**PROVIDED MATERIAL**
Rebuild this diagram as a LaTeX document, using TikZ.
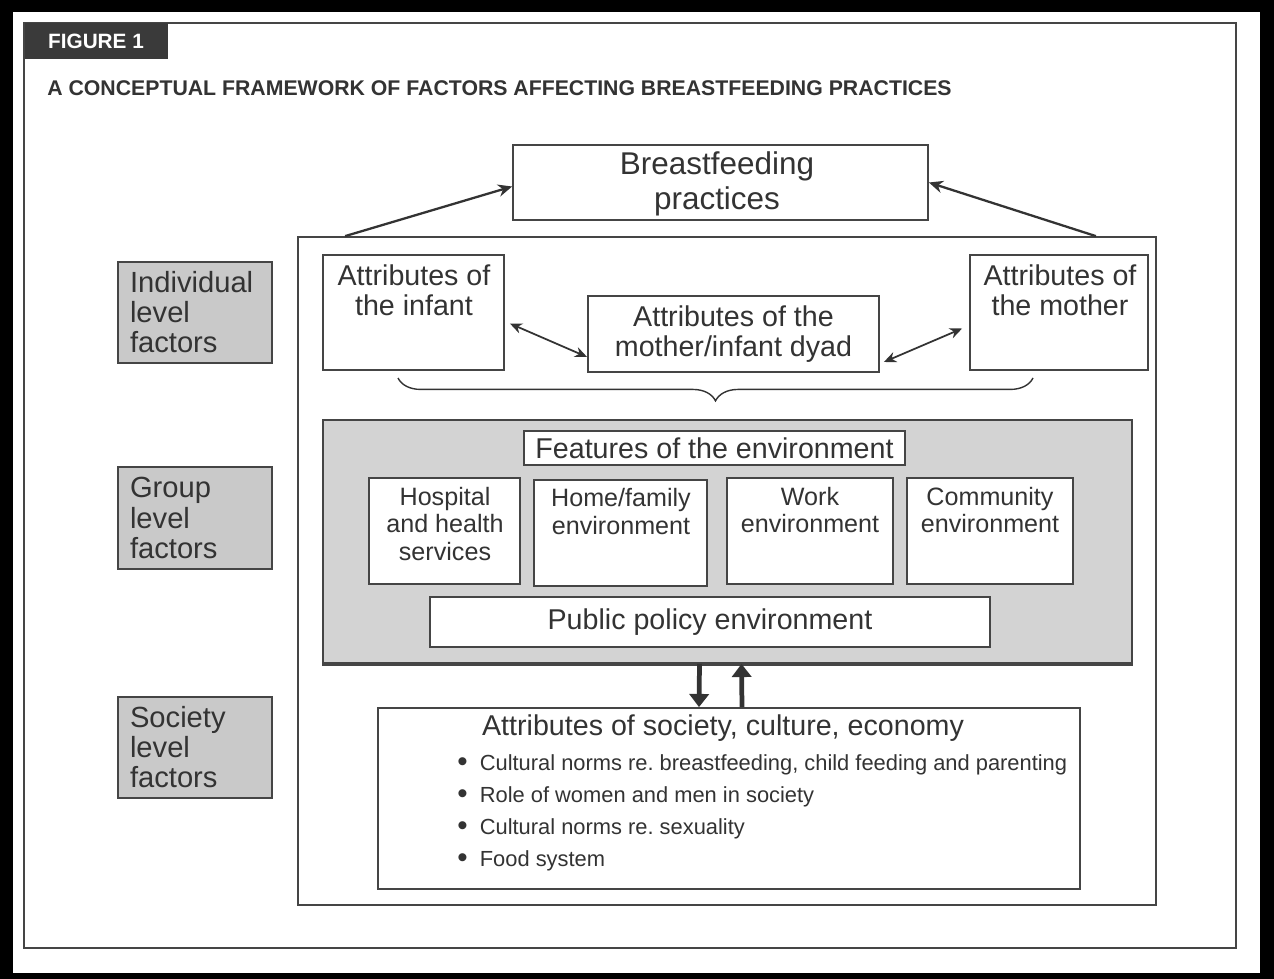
\documentclass[tikz,border=0pt]{standalone}
\usepackage{fontspec}
\setmainfont{Liberation Sans}
\usetikzlibrary{arrows.meta,decorations.pathreplacing}
\frenchspacing

\definecolor{ink}{HTML}{333333}
\definecolor{edge}{HTML}{454545}
\definecolor{tabgray}{HTML}{3A3A3A}
\definecolor{lvlgray}{HTML}{C9C9C9}
\definecolor{envgray}{HTML}{D3D3D3}

\newcommand{\blt}{\makebox[12.8pt][l]{\raisebox{-0.9pt}{\scalebox{1.35}{\textbullet}}}}

\tikzset{
  sz/.style 2 args={minimum width=#1*0.02cm, minimum height=#2*0.02cm},
  box/.style={draw=edge, line width=1pt, fill=white, inner sep=0pt, text=ink, align=center},
  lvlbox/.style={box, fill=lvlgray, align=left, text width=130*0.02cm, font=\fontsize{16.6}{17.1}\selectfont},
  txtL/.style={text=ink, align=center, inner sep=0pt, font=\fontsize{16.3}{17.1}\selectfont},
  txtS/.style={text=ink, align=center, inner sep=0pt, font=\fontsize{14.3}{15.4}\selectfont},
  link/.style={draw=ink, line width=1.3pt, -{Stealth[length=8pt,width=7pt]}},
  dbl/.style={draw=ink, line width=1pt, {Stealth[length=7pt,width=6pt]}-{Stealth[length=7pt,width=6pt]}},
  fat/.style={draw=ink, line width=2.7pt, -{Triangle[length=7.5pt,width=11pt]}},
}

\begin{document}
\begin{tikzpicture}[x=0.02cm, y=-0.02cm]
    \useasboundingbox (0,0) rectangle (1274,979);
    % frame
    \fill[black] (0,0) rectangle (1274,979);
    \fill[white] (13,12) rectangle (1260,973);
    \draw[edge, line width=0.9pt] (24,23) rectangle (1236,948);
    \node[fill=tabgray, sz={143}{36}, inner sep=0pt, text=white, font=\fontsize{11.8}{12}\selectfont\bfseries] (tab) at (96,41) {FIGURE 1};
    \node[anchor=west, inner sep=0pt, text=ink, font=\fontsize{12.1}{13}\selectfont\bfseries] (title) at (47,88) {A CONCEPTUAL FRAMEWORK OF FACTORS AFFECTING BREASTFEEDING PRACTICES};

    % levels
    \node[lvlbox, sz={154}{101}] (indiv) at (195,312.5) {Individual\\level\\factors};
    \node[lvlbox, sz={154}{102}] (group) at (195,518) {Group\\level\\factors};
    \node[lvlbox, sz={154}{101}] (soc) at (195,747.5) {Society\\level\\factors};

    % outcome and container
    \node[box, sz={415}{75}] (bf) at (720.5,182.5) {};
    \node[text=ink, inner sep=0pt, align=center, font=\fontsize{17.9}{19.9}\selectfont] (bftxt) at (717,184) {Breastfeeding\\practices};
    \node[box, sz={858}{668}] (frame) at (727,571) {};
    \draw[link] ([shift={(48,0)}]frame.north west) -- ([shift={(0,4)}]bf.west);
    \draw[link] ([shift={(-61,0)}]frame.north east) -- (bf.east);

    % individual level
    \node[box, sz={181}{115}] (infant) at (413.5,312.5) {};
    \node[txtL] (infanttxt) at (414,290) {Attributes of\\the infant};
    \node[box, sz={178}{115}] (mother) at (1059,312.5) {};
    \node[txtL] (mothertxt) at (1060,290) {Attributes of\\the mother};
    \node[box, sz={291}{76}, txtL] (dyad) at (733.5,334) {Attributes of the\\mother/infant dyad};
    \draw[dbl] ([shift={(5,11)}]infant.east) -- ([shift={(0,23)}]dyad.west);
    \draw[dbl] ([shift={(4,28)}]dyad.east) -- ([shift={(-7,16)}]mother.west);
    \draw[ink, line width=0.8pt, decorate, decoration={brace, mirror, amplitude=13pt}] (398,378) -- (1033,378);

    % group level
    \node[box, sz={809}{243}, fill=envgray] (env) at (727.5,541.5) {};
    \draw[edge, line width=2pt] (env.south west) -- (env.south east);
    \node[box, sz={381}{34}, txtL] (features) at (714.5,448) {Features of the environment};
    \node[box, sz={151}{106}] (hosp) at (444.5,531) {};
    \node[txtS] (hosptxt) at (445,524) {Hospital\\and health\\services};
    \node[box, sz={173}{106}] (home) at (620.5,533) {};
    \node[txtS] (hometxt) at (621,511.5) {Home/family\\environment};
    \node[box, sz={166}{106}] (work) at (810,531) {};
    \node[txtS] (worktxt) at (810,510) {Work\\environment};
    \node[box, sz={166}{106}] (comm) at (990,531) {};
    \node[txtS] (commtxt) at (990,510) {Community\\environment};
    \node[box, sz={560}{50}, txtL] (policy) at (710,622) {Public policy environment};

    % society level
    \node[box, sz={702}{181}] (society) at (729,798.5) {};
    \draw[fat] ([shift={(-28,0)}]env.south) -- ([shift={(-30,0)}]society.north);
    \draw[fat] ([shift={(13,0)}]society.north) -- ([shift={(14,0)}]env.south);
    \node[txtL] (societyttl) at (723,728) {Attributes of society, culture, economy};
    \node[anchor=north west, inner sep=0pt, text=ink, align=left, font=\fontsize{12.45}{18.2}\selectfont] (societylist) at (457,754)
      {\blt Cultural norms re. breastfeeding, child feeding and parenting\\
       \blt Role of women and men in society\\
       \blt Cultural norms re. sexuality\\
       \blt Food system};
\end{tikzpicture}
\end{document}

**CHALLENGE**
Without the pictures, transcribe the listing above exactly.

**THE COMPLETED TASK**
Rebuild this diagram as a LaTeX document, using TikZ.
\documentclass[tikz,border=0pt]{standalone}
\usepackage{fontspec}
\setmainfont{Liberation Sans}
\usetikzlibrary{arrows.meta,decorations.pathreplacing}
\frenchspacing

\definecolor{ink}{HTML}{333333}
\definecolor{edge}{HTML}{454545}
\definecolor{tabgray}{HTML}{3A3A3A}
\definecolor{lvlgray}{HTML}{C9C9C9}
\definecolor{envgray}{HTML}{D3D3D3}

\newcommand{\blt}{\makebox[12.8pt][l]{\raisebox{-0.9pt}{\scalebox{1.35}{\textbullet}}}}

\tikzset{
  sz/.style 2 args={minimum width=#1*0.02cm, minimum height=#2*0.02cm},
  box/.style={draw=edge, line width=1pt, fill=white, inner sep=0pt, text=ink, align=center},
  lvlbox/.style={box, fill=lvlgray, align=left, text width=130*0.02cm, font=\fontsize{16.6}{17.1}\selectfont},
  txtL/.style={text=ink, align=center, inner sep=0pt, font=\fontsize{16.3}{17.1}\selectfont},
  txtS/.style={text=ink, align=center, inner sep=0pt, font=\fontsize{14.3}{15.4}\selectfont},
  link/.style={draw=ink, line width=1.3pt, -{Stealth[length=8pt,width=7pt]}},
  dbl/.style={draw=ink, line width=1pt, {Stealth[length=7pt,width=6pt]}-{Stealth[length=7pt,width=6pt]}},
  fat/.style={draw=ink, line width=2.7pt, -{Triangle[length=7.5pt,width=11pt]}},
}

\begin{document}
\begin{tikzpicture}[x=0.02cm, y=-0.02cm]
    \useasboundingbox (0,0) rectangle (1274,979);
    % frame
    \fill[black] (0,0) rectangle (1274,979);
    \fill[white] (13,12) rectangle (1260,973);
    \draw[edge, line width=0.9pt] (24,23) rectangle (1236,948);
    \node[fill=tabgray, sz={143}{36}, inner sep=0pt, text=white, font=\fontsize{11.8}{12}\selectfont\bfseries] (tab) at (96,41) {FIGURE 1};
    \node[anchor=west, inner sep=0pt, text=ink, font=\fontsize{12.1}{13}\selectfont\bfseries] (title) at (47,88) {A CONCEPTUAL FRAMEWORK OF FACTORS AFFECTING BREASTFEEDING PRACTICES};

    % levels
    \node[lvlbox, sz={154}{101}] (indiv) at (195,312.5) {Individual\\level\\factors};
    \node[lvlbox, sz={154}{102}] (group) at (195,518) {Group\\level\\factors};
    \node[lvlbox, sz={154}{101}] (soc) at (195,747.5) {Society\\level\\factors};

    % outcome and container
    \node[box, sz={415}{75}] (bf) at (720.5,182.5) {};
    \node[text=ink, inner sep=0pt, align=center, font=\fontsize{17.9}{19.9}\selectfont] (bftxt) at (717,184) {Breastfeeding\\practices};
    \node[box, sz={858}{668}] (frame) at (727,571) {};
    \draw[link] ([shift={(48,0)}]frame.north west) -- ([shift={(0,4)}]bf.west);
    \draw[link] ([shift={(-61,0)}]frame.north east) -- (bf.east);

    % individual level
    \node[box, sz={181}{115}] (infant) at (413.5,312.5) {};
    \node[txtL] (infanttxt) at (414,290) {Attributes of\\the infant};
    \node[box, sz={178}{115}] (mother) at (1059,312.5) {};
    \node[txtL] (mothertxt) at (1060,290) {Attributes of\\the mother};
    \node[box, sz={291}{76}, txtL] (dyad) at (733.5,334) {Attributes of the\\mother/infant dyad};
    \draw[dbl] ([shift={(5,11)}]infant.east) -- ([shift={(0,23)}]dyad.west);
    \draw[dbl] ([shift={(4,28)}]dyad.east) -- ([shift={(-7,16)}]mother.west);
    \draw[ink, line width=0.8pt, decorate, decoration={brace, mirror, amplitude=13pt}] (398,378) -- (1033,378);

    % group level
    \node[box, sz={809}{243}, fill=envgray] (env) at (727.5,541.5) {};
    \draw[edge, line width=2pt] (env.south west) -- (env.south east);
    \node[box, sz={381}{34}, txtL] (features) at (714.5,448) {Features of the environment};
    \node[box, sz={151}{106}] (hosp) at (444.5,531) {};
    \node[txtS] (hosptxt) at (445,524) {Hospital\\and health\\services};
    \node[box, sz={173}{106}] (home) at (620.5,533) {};
    \node[txtS] (hometxt) at (621,511.5) {Home/family\\environment};
    \node[box, sz={166}{106}] (work) at (810,531) {};
    \node[txtS] (worktxt) at (810,510) {Work\\environment};
    \node[box, sz={166}{106}] (comm) at (990,531) {};
    \node[txtS] (commtxt) at (990,510) {Community\\environment};
    \node[box, sz={560}{50}, txtL] (policy) at (710,622) {Public policy environment};

    % society level
    \node[box, sz={702}{181}] (society) at (729,798.5) {};
    \draw[fat] ([shift={(-28,0)}]env.south) -- ([shift={(-30,0)}]society.north);
    \draw[fat] ([shift={(13,0)}]society.north) -- ([shift={(14,0)}]env.south);
    \node[txtL] (societyttl) at (723,728) {Attributes of society, culture, economy};
    \node[anchor=north west, inner sep=0pt, text=ink, align=left, font=\fontsize{12.45}{18.2}\selectfont] (societylist) at (457,754)
      {\blt Cultural norms re. breastfeeding, child feeding and parenting\\
       \blt Role of women and men in society\\
       \blt Cultural norms re. sexuality\\
       \blt Food system};
\end{tikzpicture}
\end{document}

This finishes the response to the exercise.